The low point of the Bush approach in this regard was Bush's socalled Chicken Kiev speech - delivered in the Ukrainian capital in July 1991, just before the Soviet Union collapsed - in which he urged Ukrainians to preserve the union and warned them of the "dangers of suicidal nationalism." Though perhaps more understandable in the light of later events in Yugoslavia, the speech and the policy it represented were both inadequate and unrealistic in a period of revolutionary change.
What Clinton's team appears to hope to do instead is to have the United States function as intermediary between Russia and the other republics. The most significant conflict in strategic terms, and therefore the one likely to command the most attention from the U.S., is that between Russia and Ukraine, the most populous of the former Soviet republics after Russia. Many analysts see it as crucial that Ukraine stabilize itself as a secure state. The reason: Ukraine, which is roughly the size of France, could form a vital buffer between the rest of Europe and Russia if things turn sour and the foes of democracy triumph.
It follows from this view, according to Brzezinski, that any steps by Russia to intimidate the Ukrainians should be viewed as obstacles to Western assistance. Among these steps would be attempts to control the Crimea, where people have resisted Ukrainian independence. Russian Vice President Alexander Rutskoi has been among those talking about reclaiming the Crimea.

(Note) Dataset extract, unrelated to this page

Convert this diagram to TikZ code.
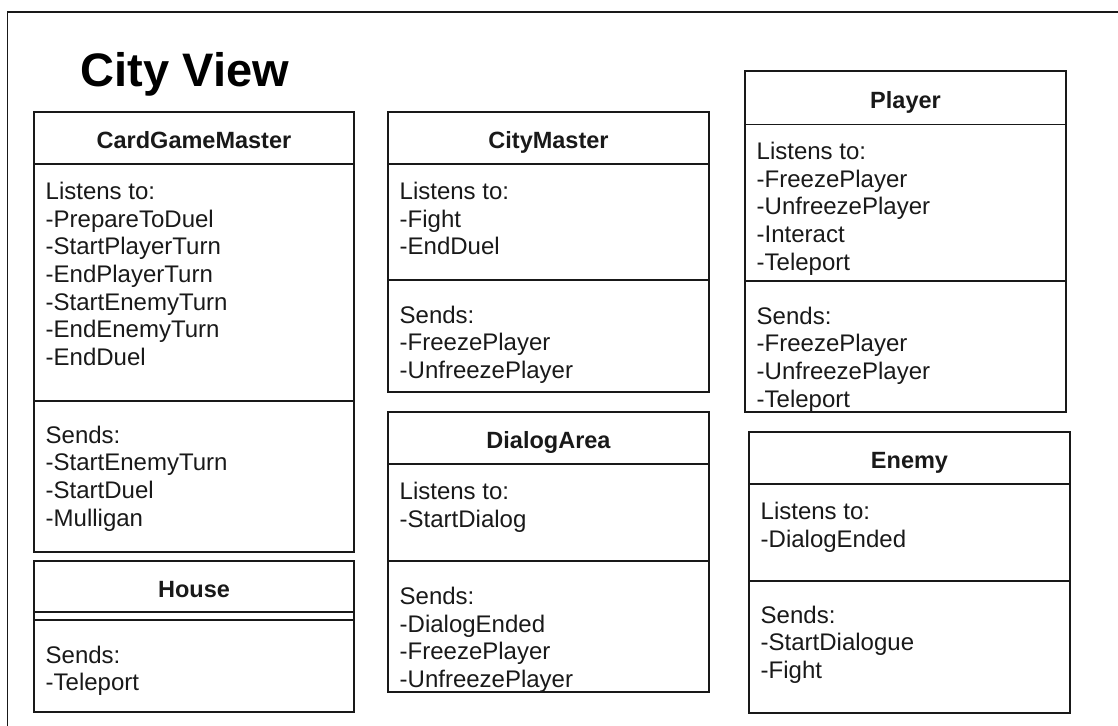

Complicating matters for the Clinton administration is the fate of nuclear weapons outside Russia. The new arms pact, START II, calls for retiring all land-based, multiplewarhead missiles, vastly reducing the chances for nuclear first strikes. That means the U.S. and Russia will each scrap two-thirds of their strategic nuclear missiles - reducing to between 3,000 and 3,500 on each side by 2003. But Ukraine, which has 176 strategic missiles from the old Soviet arsenal (making it the world's third biggest nuclear power) has been dragging its feet, demanding that it receive international and American security guarantees plus money to pay for destroying the weapons.
These missiles cannot now be fired by the Ukrainians, as the encoding device to launch them requires joint Russian-Ukrainian action. But there have been reports that a factory in Kiev is working on an encoding device that would bypass the original one. So there is a direct conflict between Washington's sense of urgency about START II and the dangers of nuclear proliferation and Ukraine's fears for its sovereignty.
While containing nuclear proliferation is of paramount importance to the United States, Ukrainian fears cannot just be dismissed out of hand, says Russian analyst Semyon Reznik. "They do not want to keep these weapons just out of stupidity. Ukrainians see these weapons as a guarantee of their survival."